Math-elementary-blocks-numbers-Getty-blog-560x292.jpg

Elementary math teachers remember what they learn in their teacher preparation programs, and use it when writing lesson plans years down the road, according to a study published in the American Educational Research Journal.

In fact, the more time teachers spent on a particular math concept in their preservice program, the more likely they are to use that concept in preparing lessons—even when they're doing so six years later. 

Given the scrutiny teacher-prep programs have undergone in recent years, the finding that graduates truly do rely on what they learn in these programs—and that they continue doing so over time—is worth highlighting.

Though small in scale, the study opens up a new avenue for researching the impact of teacher preparation.

Previous research by the National Council on Teacher Quality found that teacher education programs are not adequately preparing new teachers. But those reports relied on analyses of the programs' syllabuses, student-teaching manuals, and course textbooks, rather than checking in with graduates. And NCTQ has come under fire for its methodology

Other recent efforts to judge the effectiveness of teacher education programs have focused on linking student test scores to graduates.  

Checking Lesson Plans

The recent study takes a new tack: looking at teacher lesson plans. 

Anne K. Morris and James Hiebert, professors in the University of Delaware's school of education, followed 27 graduates from the university's elementary teacher education program for several years after they entered teaching.

Two and three years after those students graduated, the researchers had them complete four lesson planning tasks. Three of the tasks were on topics that the former students had learned about in their first couple years of the preservice program—multiplying two-digit whole numbers, subtracting fractions, and dividing fractions. The fourth task asked them to create a lesson plan on finding the mean of a small set of whole numbers, which was not covered at all in the preservice program and thus acted as a control.

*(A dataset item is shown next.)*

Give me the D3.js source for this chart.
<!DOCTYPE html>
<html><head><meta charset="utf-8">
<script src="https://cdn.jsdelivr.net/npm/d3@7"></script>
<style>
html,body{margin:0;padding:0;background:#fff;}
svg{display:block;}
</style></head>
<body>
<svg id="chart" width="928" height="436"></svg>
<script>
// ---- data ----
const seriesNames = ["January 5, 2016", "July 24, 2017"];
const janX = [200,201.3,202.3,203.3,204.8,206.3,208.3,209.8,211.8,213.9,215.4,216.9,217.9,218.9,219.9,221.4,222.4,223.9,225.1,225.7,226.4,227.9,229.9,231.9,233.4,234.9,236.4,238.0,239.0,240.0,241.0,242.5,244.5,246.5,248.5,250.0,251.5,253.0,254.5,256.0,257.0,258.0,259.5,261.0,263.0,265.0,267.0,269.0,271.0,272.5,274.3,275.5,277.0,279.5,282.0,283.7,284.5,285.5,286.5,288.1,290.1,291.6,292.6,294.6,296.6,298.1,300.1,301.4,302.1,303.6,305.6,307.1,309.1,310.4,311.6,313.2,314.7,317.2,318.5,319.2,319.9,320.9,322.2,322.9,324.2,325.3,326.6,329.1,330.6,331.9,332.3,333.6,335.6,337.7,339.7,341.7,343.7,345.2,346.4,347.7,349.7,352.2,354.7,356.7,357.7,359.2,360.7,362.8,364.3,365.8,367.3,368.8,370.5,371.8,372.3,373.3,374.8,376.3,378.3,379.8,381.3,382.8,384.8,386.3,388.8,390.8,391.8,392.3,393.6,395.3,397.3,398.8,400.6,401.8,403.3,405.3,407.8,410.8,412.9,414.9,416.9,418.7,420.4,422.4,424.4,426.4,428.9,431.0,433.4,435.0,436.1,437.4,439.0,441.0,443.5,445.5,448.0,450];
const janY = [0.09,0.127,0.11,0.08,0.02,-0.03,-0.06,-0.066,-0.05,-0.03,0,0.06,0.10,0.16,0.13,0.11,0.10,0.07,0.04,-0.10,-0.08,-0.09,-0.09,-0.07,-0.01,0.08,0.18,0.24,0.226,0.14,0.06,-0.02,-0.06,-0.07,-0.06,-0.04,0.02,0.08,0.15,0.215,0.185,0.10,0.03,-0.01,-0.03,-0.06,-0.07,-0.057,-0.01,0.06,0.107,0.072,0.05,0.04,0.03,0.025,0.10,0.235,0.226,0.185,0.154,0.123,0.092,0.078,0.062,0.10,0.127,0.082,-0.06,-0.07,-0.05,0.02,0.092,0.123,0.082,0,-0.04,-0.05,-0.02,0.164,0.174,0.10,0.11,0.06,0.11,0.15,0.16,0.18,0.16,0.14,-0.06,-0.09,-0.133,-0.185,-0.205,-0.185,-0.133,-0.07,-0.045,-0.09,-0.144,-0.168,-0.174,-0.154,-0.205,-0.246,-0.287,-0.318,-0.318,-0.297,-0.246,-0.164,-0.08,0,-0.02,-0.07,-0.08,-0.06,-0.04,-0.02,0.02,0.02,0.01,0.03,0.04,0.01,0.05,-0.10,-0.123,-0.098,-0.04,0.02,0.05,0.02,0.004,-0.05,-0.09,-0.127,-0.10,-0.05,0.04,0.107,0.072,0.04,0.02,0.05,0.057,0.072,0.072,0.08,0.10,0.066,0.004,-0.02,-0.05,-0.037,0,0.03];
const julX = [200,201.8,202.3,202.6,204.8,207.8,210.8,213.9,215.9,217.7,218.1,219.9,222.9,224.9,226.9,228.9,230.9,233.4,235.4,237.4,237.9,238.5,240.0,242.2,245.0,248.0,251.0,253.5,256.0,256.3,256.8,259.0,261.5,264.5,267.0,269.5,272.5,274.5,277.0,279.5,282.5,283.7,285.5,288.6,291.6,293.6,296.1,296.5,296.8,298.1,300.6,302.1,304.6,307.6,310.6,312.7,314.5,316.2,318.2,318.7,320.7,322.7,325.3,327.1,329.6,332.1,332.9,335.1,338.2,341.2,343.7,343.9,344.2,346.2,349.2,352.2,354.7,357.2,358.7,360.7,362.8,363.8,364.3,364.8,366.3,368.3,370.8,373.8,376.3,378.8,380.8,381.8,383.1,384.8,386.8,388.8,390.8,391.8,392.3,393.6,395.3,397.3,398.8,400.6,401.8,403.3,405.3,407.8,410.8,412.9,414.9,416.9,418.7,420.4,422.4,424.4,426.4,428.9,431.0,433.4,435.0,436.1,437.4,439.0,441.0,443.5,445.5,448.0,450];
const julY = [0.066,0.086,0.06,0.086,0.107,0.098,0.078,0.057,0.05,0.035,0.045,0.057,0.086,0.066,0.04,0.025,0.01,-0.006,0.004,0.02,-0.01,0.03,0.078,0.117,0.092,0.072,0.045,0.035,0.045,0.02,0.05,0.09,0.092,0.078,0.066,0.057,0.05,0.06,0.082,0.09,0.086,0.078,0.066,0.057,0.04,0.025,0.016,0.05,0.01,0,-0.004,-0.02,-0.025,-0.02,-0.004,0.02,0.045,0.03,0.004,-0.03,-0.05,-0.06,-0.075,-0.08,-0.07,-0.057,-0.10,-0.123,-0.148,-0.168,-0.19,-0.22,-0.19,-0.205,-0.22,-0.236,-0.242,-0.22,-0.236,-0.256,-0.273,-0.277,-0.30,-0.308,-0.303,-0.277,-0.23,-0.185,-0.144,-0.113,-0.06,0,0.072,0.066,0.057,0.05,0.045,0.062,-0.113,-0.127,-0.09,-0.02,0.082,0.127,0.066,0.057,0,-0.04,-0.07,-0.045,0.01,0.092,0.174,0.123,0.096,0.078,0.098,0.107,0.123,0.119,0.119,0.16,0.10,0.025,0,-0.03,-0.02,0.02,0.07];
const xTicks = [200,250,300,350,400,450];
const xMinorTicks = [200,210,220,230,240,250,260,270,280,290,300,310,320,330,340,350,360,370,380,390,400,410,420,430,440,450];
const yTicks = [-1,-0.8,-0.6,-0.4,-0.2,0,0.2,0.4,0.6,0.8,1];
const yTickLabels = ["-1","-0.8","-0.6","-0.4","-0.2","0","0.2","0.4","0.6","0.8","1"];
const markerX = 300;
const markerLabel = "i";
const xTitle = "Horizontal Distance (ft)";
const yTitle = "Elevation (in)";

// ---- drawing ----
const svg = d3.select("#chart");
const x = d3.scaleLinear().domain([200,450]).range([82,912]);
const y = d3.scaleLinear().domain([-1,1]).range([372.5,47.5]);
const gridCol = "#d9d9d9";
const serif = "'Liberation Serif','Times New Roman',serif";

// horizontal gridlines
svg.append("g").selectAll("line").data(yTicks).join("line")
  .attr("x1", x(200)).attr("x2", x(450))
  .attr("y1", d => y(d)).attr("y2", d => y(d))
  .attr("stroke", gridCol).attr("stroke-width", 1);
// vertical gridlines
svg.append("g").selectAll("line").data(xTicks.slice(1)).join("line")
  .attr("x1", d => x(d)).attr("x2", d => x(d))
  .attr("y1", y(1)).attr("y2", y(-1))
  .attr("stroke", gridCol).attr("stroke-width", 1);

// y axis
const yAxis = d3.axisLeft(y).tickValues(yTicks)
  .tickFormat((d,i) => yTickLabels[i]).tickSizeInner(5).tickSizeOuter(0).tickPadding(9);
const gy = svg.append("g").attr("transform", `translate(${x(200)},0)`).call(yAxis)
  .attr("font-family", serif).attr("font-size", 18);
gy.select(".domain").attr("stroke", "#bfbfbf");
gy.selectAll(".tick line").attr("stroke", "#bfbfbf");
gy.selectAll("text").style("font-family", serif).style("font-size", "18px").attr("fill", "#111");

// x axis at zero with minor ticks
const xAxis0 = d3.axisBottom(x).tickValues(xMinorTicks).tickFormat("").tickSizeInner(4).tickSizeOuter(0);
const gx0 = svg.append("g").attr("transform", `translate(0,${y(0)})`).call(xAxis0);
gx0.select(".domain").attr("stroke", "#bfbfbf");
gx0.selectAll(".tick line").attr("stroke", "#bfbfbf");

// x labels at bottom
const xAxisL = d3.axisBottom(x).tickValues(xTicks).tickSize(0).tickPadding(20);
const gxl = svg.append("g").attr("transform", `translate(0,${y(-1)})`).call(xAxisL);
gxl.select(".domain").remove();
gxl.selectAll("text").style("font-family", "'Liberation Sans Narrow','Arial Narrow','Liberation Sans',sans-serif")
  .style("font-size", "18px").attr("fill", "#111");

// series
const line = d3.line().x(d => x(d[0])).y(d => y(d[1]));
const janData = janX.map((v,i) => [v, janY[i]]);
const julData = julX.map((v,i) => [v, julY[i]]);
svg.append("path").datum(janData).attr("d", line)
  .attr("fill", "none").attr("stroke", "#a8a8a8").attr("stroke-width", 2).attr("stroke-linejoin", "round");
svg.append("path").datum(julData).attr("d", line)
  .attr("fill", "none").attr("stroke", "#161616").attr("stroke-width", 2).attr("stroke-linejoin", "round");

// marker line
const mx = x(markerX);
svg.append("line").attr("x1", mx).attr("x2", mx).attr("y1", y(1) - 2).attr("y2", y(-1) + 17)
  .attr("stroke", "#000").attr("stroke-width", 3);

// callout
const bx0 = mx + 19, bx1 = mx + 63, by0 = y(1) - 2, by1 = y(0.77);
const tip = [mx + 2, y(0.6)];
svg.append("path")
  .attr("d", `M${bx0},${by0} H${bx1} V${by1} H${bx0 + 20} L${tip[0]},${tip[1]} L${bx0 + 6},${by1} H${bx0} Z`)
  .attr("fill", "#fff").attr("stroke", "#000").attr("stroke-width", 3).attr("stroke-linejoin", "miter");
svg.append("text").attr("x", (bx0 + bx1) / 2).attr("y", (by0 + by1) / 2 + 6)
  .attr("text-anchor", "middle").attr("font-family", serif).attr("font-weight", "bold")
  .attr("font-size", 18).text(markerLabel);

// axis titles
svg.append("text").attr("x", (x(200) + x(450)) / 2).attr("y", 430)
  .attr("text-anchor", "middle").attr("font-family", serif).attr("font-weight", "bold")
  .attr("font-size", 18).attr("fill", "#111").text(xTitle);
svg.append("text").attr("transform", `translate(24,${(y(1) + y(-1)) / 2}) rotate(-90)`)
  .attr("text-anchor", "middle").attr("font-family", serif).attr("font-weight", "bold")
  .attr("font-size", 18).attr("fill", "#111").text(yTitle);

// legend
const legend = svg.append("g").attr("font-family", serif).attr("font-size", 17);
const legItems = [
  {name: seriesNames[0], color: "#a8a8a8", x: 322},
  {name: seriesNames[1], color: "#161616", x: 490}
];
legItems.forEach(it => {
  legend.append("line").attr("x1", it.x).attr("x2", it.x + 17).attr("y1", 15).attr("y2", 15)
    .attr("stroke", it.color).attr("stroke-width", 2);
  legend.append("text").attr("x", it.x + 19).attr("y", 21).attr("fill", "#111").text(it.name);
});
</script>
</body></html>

"The big question for us was, if we spend all this time trying to help students learn some really tough ideas, like dividing fractions, willl they remember it and use it when they begin teaching?" said Hiebert. 

In short, the answer was yes. The study found that participants "attended more often and more completely to the key concepts" when lesson planning for a topic they'd learned about years earlier as preservice teachers than for those they didn't tackle in their program. 

The teachers in the study created the strongest lesson plans for dividing fractions, which is the topic that they studied most extensively during the preservice program.

The researchers eliminated a variety of alternative explanations for why teachers did better with some lesson plans than others, including by looking at the professional development they received after their preservice program had ended. 

Math Concepts Matter

The takeaway for math teacher-prep programs is that the concepts they choose to teach matter, the researchers explained. "If you're willing to spend enough time to help preservice teachers understand a mathematical idea deeply, it's likely they will use that when they teach," said Hiebert.

That means teacher-prep programs may want to avoid survey courses, in which preservice teachers learn a little bit about a lot of math topics, in favor of classes that do a deep dive into fewer math concepts, the researchers said. "The question is, what do you cover? And the corresponding question is, what don't you cover?" said Hiebert. "These aren't easy decisions to make if you take our findings seriously."

As of now, few preservice programs for elementary educators emphasize deep learning of specific math content.

Another study I wrote about this fall, though, found that when teachers improved their own math content knowledge, the gains didn't necessarily trickle down to students. Those researchers concluded that deep content knowledge alone isn't sufficient—teachers also need strong instructional skills to impart that knowledge to students.